His advisers, however, would argue that McCain doesn't "triangulate" his positions like that, but rather "is who he is" and lets the chips fall where they may.


Shockoe Bottom: If last night was "California, California, California," will next week be "Virginia, Virginia, Virginia"?

Michael Shear: Shockoe Bottom -- a gem of an area in downtown Richmond where one can find a bunch of really good restaurants. I can hardly wait to get back to Millie's.

And yes, I think Tim Russert (who once famously held up a piece of paper with "Florida, Florida, Florida" scrawled on it) might well do the same with Virginia on Tuesday.


Annandale, Va.: When is this going to be over? Don't you have a family that you'd like to go home to?

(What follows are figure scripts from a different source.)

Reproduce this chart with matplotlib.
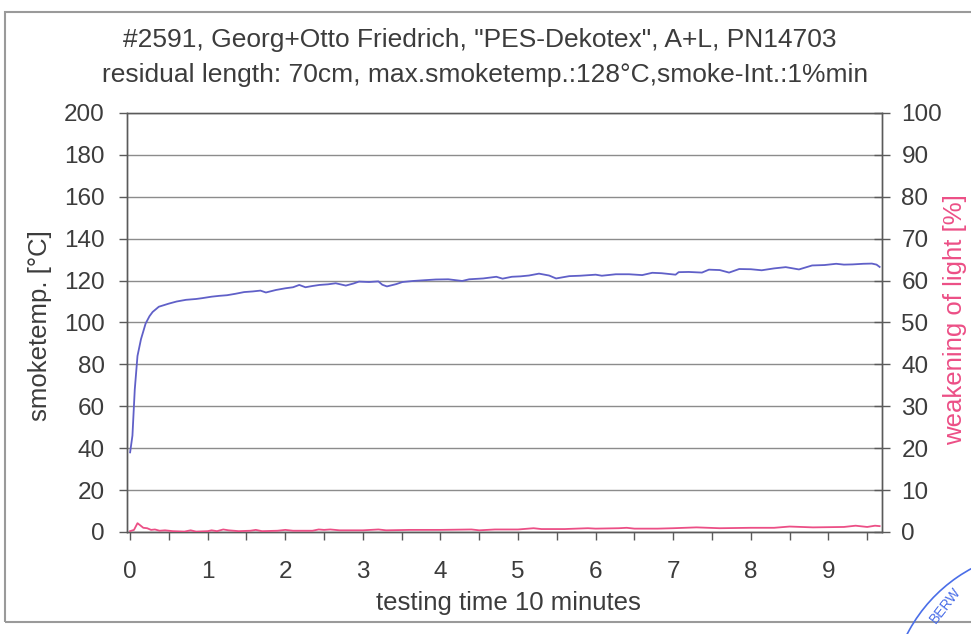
import numpy as np
import matplotlib
matplotlib.use("Agg")
import matplotlib.pyplot as plt
from matplotlib.patches import Rectangle, Arc

plt.rcParams['font.family'] = ['Liberation Sans', 'DejaVu Sans']

# smoke temperature (left axis, degC) over testing time (minutes)
t_temp = [0.0, 0.03, 0.06, 0.095, 0.14, 0.2, 0.25, 0.29, 0.37, 0.5, 0.6, 0.72, 0.85, 0.93,
          1.05, 1.15, 1.25, 1.36, 1.47, 1.58, 1.68, 1.75, 1.88, 2.0, 2.1, 2.18, 2.26, 2.35,
          2.44, 2.55, 2.65, 2.78, 2.88, 2.95, 3.08, 3.2, 3.25, 3.31, 3.43, 3.51, 3.65, 3.81,
          3.94, 4.1, 4.28, 4.37, 4.55, 4.72, 4.8, 4.92, 5.03, 5.14, 5.27, 5.4, 5.49, 5.66,
          5.8, 6.0, 6.08, 6.26, 6.43, 6.6, 6.73, 6.85, 7.03, 7.07, 7.2, 7.37, 7.46, 7.6,
          7.72, 7.85, 8.0, 8.14, 8.3, 8.45, 8.62, 8.79, 8.95, 9.1, 9.2, 9.31, 9.45, 9.56,
          9.62, 9.66]
smoke_temp = [38, 46, 68, 84, 92, 99.5, 103, 105, 107.5, 109, 110, 110.8, 111.2, 111.6,
              112.3, 112.7, 113, 113.7, 114.5, 114.8, 115.2, 114.3, 115.5, 116.3, 116.8, 117.9, 116.8, 117.4,
              117.9, 118.2, 118.7, 117.6, 118.6, 119.5, 119.3, 119.6, 118, 117.2, 118.3, 119.3, 119.8, 120.2,
              120.5, 120.6, 119.8, 120.6, 121, 121.8, 120.9, 121.8, 122, 122.4, 123.3, 122.4, 121, 122.1,
              122.3, 122.8, 122.3, 123, 123, 122.6, 123.7, 123.5, 122.8, 124, 124.1, 123.8, 125.2, 125,
              123.8, 125.5, 125.4, 124.9, 125.8, 126.4, 125.3, 127.2, 127.4, 128, 127.6, 127.7, 128, 128.1,
              127.6, 126.5]

# weakening of light (right axis, %)
t_light = [0.0, 0.05, 0.095, 0.13, 0.17, 0.22, 0.27, 0.32, 0.38, 0.45, 0.55, 0.7, 0.78, 0.85,
           1.0, 1.05, 1.12, 1.2, 1.27, 1.4, 1.55, 1.62, 1.7, 1.9, 2.0, 2.1, 2.35, 2.43, 2.5,
           2.58, 2.7, 3.0, 3.2, 3.3, 3.6, 4.0, 4.4, 4.5, 4.7, 5.0, 5.2, 5.3, 5.6, 5.9, 6.0,
           6.3, 6.4, 6.5, 6.8, 7.0, 7.3, 7.6, 8.0, 8.3, 8.5, 8.8, 9.2, 9.35, 9.5, 9.6, 9.66]
light = [0.2, 0.5, 2.1, 1.6, 1.0, 0.9, 0.5, 0.6, 0.3, 0.4, 0.2, 0.1, 0.4, 0.1,
         0.2, 0.4, 0.2, 0.6, 0.4, 0.2, 0.3, 0.5, 0.2, 0.3, 0.5, 0.3, 0.3, 0.6, 0.5,
         0.6, 0.4, 0.4, 0.6, 0.4, 0.5, 0.5, 0.6, 0.4, 0.6, 0.6, 0.9, 0.7, 0.7, 0.9, 0.8,
         0.9, 1.0, 0.8, 0.8, 0.9, 1.1, 0.9, 1.0, 1.0, 1.3, 1.1, 1.2, 1.5, 1.2, 1.5, 1.4]

x_ticks = list(range(10))
left_ticks = list(range(0, 201, 20))
right_ticks = list(range(0, 101, 10))

text_col = '#3c3c3c'
axis_col = '#5a5a5a'
blue = '#6060c8'
pink = '#ec4f86'

fig = plt.figure(figsize=(9.71, 6.34), dpi=100)
ax = fig.add_axes([0.1308, 0.1609, 0.7775, 0.661])
ax2 = ax.twinx()

ax.plot(t_temp, smoke_temp, color=blue, lw=1.3, zorder=3)
ax2.plot(t_light, light, color=pink, lw=1.3, zorder=3)

ax.set_xlim(-0.04, 9.69)
ax.set_ylim(0, 200)
ax2.set_ylim(0, 100)
ax.set_xticks(x_ticks)
ax.set_xticks(np.arange(0.5, 9.6, 1.0), minor=True)
ax.set_yticks(left_ticks)
ax2.set_yticks(right_ticks)

ax.yaxis.grid(True, color='#8c8c8c', lw=1.0)
ax.set_axisbelow(True)

for a in (ax, ax2):
    for s in a.spines.values():
        s.set_color(axis_col)
        s.set_linewidth(1.0)
ax.spines['top'].set_color('#8c8c8c')

ax.tick_params(axis='x', which='both', direction='out', length=6, width=1,
               color=axis_col, labelsize=17.5, labelcolor=text_col, pad=15)
ax.tick_params(axis='y', direction='out', length=6, width=1,
               color=axis_col, labelsize=17.5, labelcolor=text_col, pad=10)
ax2.tick_params(axis='y', direction='inout', length=12, width=1,
                color=axis_col, labelsize=17.5, labelcolor=text_col, pad=8)

fig.text(40 / 971, 1 - 326 / 634, 'smoketemp. [°C]', rotation=90, ha='center', va='center',
         fontsize=18.5, color=text_col)
fig.text(955 / 971, 1 - 320 / 634, 'weakening of light [%]', rotation=90, ha='center', va='center',
         fontsize=18.5, color=pink)
fig.text(508 / 971, 1 - 603 / 634, 'testing time 10 minutes', ha='center', va='center',
         fontsize=18.5, color=text_col)
fig.text(480 / 971, 1 - 40 / 634, '#2591, Georg+Otto Friedrich, "PES-Dekotex", A+L, PN14703',
         ha='center', va='center', fontsize=19, color=text_col)
fig.text(485 / 971, 1 - 75 / 634, 'residual length: 70cm, max.smoketemp.:128°C,smoke-Int.:1%min',
         ha='center', va='center', fontsize=19, color=text_col)

# scanned page frame
fig.add_artist(Rectangle((5 / 971, 12 / 634), 1.0, 610 / 634, transform=fig.transFigure,
                         fill=False, edgecolor='#9a9a9a', lw=1.5))

# part of the blue stamp in the corner
fig.add_artist(Arc((1045 / 971, 1 - 705 / 634), 2 * 155 / 971, 2 * 155 / 634,
                   theta1=95, theta2=215, transform=fig.transFigure, color='#4a6ee8', lw=1.2))
fig.text(945 / 971, 1 - 605 / 634, 'BERW', rotation=52, ha='center', va='center',
         fontsize=10, color='#4a6ee8')

fig.savefig('out.png', dpi=100)
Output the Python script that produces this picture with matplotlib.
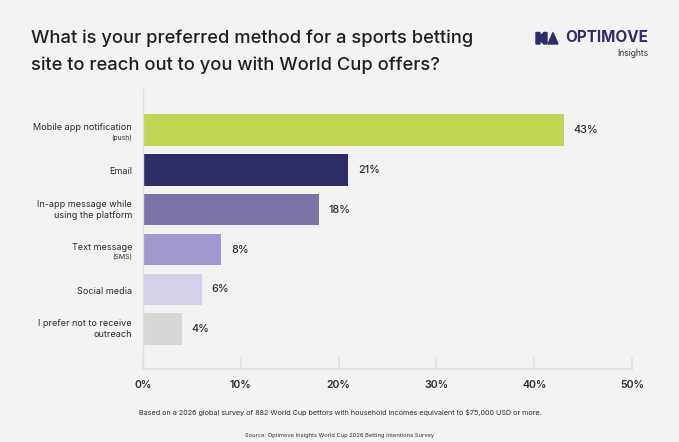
import matplotlib.pyplot as plt
import matplotlib.transforms as mtransforms
from matplotlib.patches import Polygon

plt.rcParams["font.family"] = ["Inter", "DejaVu Sans"]

# data
labels = [
    "Mobile app notification",
    "Email",
    "In-app message while\nusing the platform",
    "Text message",
    "Social media",
    "I prefer not to receive\noutreach",
]
sublabels = ["(push)", "", "", "(SMS)", "", ""]
values = [43, 21, 18, 8, 6, 4]
colors = ["#c3d654", "#2e2c66", "#7b72a8", "#a199cb", "#d3d0e8", "#d6d6d4"]
xticks = [0, 10, 20, 30, 40, 50]

BG = "#f3f3f3"
NAVY = "#2e2c66"
TXT = "#2b2b2b"

fig = plt.figure(figsize=(6.79, 4.42), dpi=100, facecolor=BG)
ax = fig.add_axes([143 / 679, 1 - 369 / 442, 489 / 679, 280 / 442])
ax.set_facecolor(BG)

ypos = list(range(len(values)))
ax.barh(ypos, values, height=0.79, color=colors, zorder=2)
ax.set_xlim(0, 50)
ax.set_ylim(6.0, -1.03)

for y, v in zip(ypos, values):
    ax.annotate(f"{v}%", (v, y), xytext=(7, 0), textcoords="offset points",
                ha="left", va="center", fontsize=7.8, color=TXT, fontweight="medium")

# category labels, with smaller sub-labels under some of them
trans = mtransforms.blended_transform_factory(fig.transFigure, ax.transData)
lx = 132 / 679
for y, lab, sub in zip(ypos, labels, sublabels):
    if sub:
        ax.annotate(lab, (lx, y), xycoords=trans, xytext=(0, 1.5), textcoords="offset points",
                    ha="right", va="center", fontsize=6.5, color=TXT)
        ax.annotate(sub, (lx, y), xycoords=trans, xytext=(0, -5.5), textcoords="offset points",
                    ha="right", va="center", fontsize=4.9, color=TXT)
    else:
        ax.annotate(lab, (lx, y), xycoords=trans, xytext=(0, -1.5 if "\n" not in lab else 0),
                    textcoords="offset points", ha="right", va="center", fontsize=6.5,
                    color=TXT, linespacing=1.25)

ax.set_yticks([])
ax.set_xticks(xticks)
ax.set_xticklabels([f"{t}%" for t in xticks], fontsize=7.6, color=TXT, fontweight="semibold")
ax.tick_params(axis="x", direction="in", length=9, width=1.2, color="#e2e2e2", pad=8)
for side in ["top", "right"]:
    ax.spines[side].set_visible(False)
ax.spines["left"].set_color("#dedede")
ax.spines["left"].set_linewidth(1.0)
ax.spines["bottom"].set_color("#e2e2e2")
ax.spines["bottom"].set_linewidth(1.5)

# title
fig.text(31 / 679, 1 - 38 / 442, "What is your preferred method for a sports betting",
         fontsize=13.2, color="#1f1f1f", va="center", ha="left", fontweight="medium")
fig.text(31 / 679, 1 - 65 / 442, "site to reach out to you with World Cup offers?",
         fontsize=13.2, color="#1f1f1f", va="center", ha="left", fontweight="medium")

# logo
fig.text(648 / 679, 1 - 38 / 442, "OPTIMOVE", fontsize=11, color=NAVY,
         fontweight="bold", ha="right", va="center")
fig.text(648 / 679, 1 - 53 / 442, "Insights", fontsize=6.2, color="#333333",
         ha="right", va="center")
W, H = 679, 442
icon1 = [(536, 32.5), (540, 32.5), (540, 36), (544, 32.5), (547, 32.5), (547, 44), (544, 44),
         (540, 40.5), (540, 44), (536, 44)]
icon2 = [(548, 44), (553, 32.5), (558, 44)]
for pts in (icon1, icon2):
    fig.patches.append(Polygon([(x / W, 1 - y / H) for x, y in pts], closed=True,
                               transform=fig.transFigure, color=NAVY))

# footnotes
fig.text(340 / 679, 1 - 413 / 442,
         "Based on a 2026 global survey of 882 World Cup bettors with household incomes equivalent to $75,000 USD or more.",
         fontsize=5.2, color=TXT, ha="center", va="center")
fig.text(340 / 679, 1 - 436 / 442, "Source: Optimove Insights World Cup 2026 Betting Intentions Survey",
         fontsize=4.1, color=TXT, ha="center", va="center")

fig.savefig("out.png", dpi=100, facecolor=BG)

Michael Shear: Hmmm. I live in Annandale. I think this might be my wife. I'll be home soon, hon (I hope). Say hi to the kids!


New York: Mike -- please help! I am totally baffled by the delegate count on the Democrat side - Can you tell me what the exact numbers are? The Post home page says: Hillary: 540, Obama: 539. The New York Times home page says: Hillary: 845, Obama: 765. The Post numbers are for Super Tuesday only. The Times numbers include earlier primaries (and are on The Post's homepage too, if you click the "Overall" tabs).

Michael Shear: As I said, I'm math challenged. But see the answer from our Web site folks above.


Potomac primaries: Does Obama have any local events scheduled yet?

Michael Shear: Keep checking back with our Web site, and particularly The Trail, our politics journal online. I'm sure we'll post that information when we get it.


Loudoun County, Va.: Russert called it the Chesapeake Primary. The Post calls it the Potomac Primary. CNN calls it the Beltway Primary. Your favorite?

Michael Shear: My favorite: The last primary.


New York: With John McCain the likely nominee and the fact that many on the far-right detest him, is there any chance of a significant third-party run to his right?

Michael Shear: There is some talk about that, though it's unclear who that might be. Huckabee seems unlikely to do it, given his nice comments about McCain throughout.

What does seem clear is that a McCain candidacy probably means that New York Mayor Mike Bloomberg is not likely to run as a third-party candidate.


Michael Shear: That's about all the time we have for today; thanks for all the good questions. Keep your Web browsers tuned to this same bat-channel for continuous updates on this remarkable political story.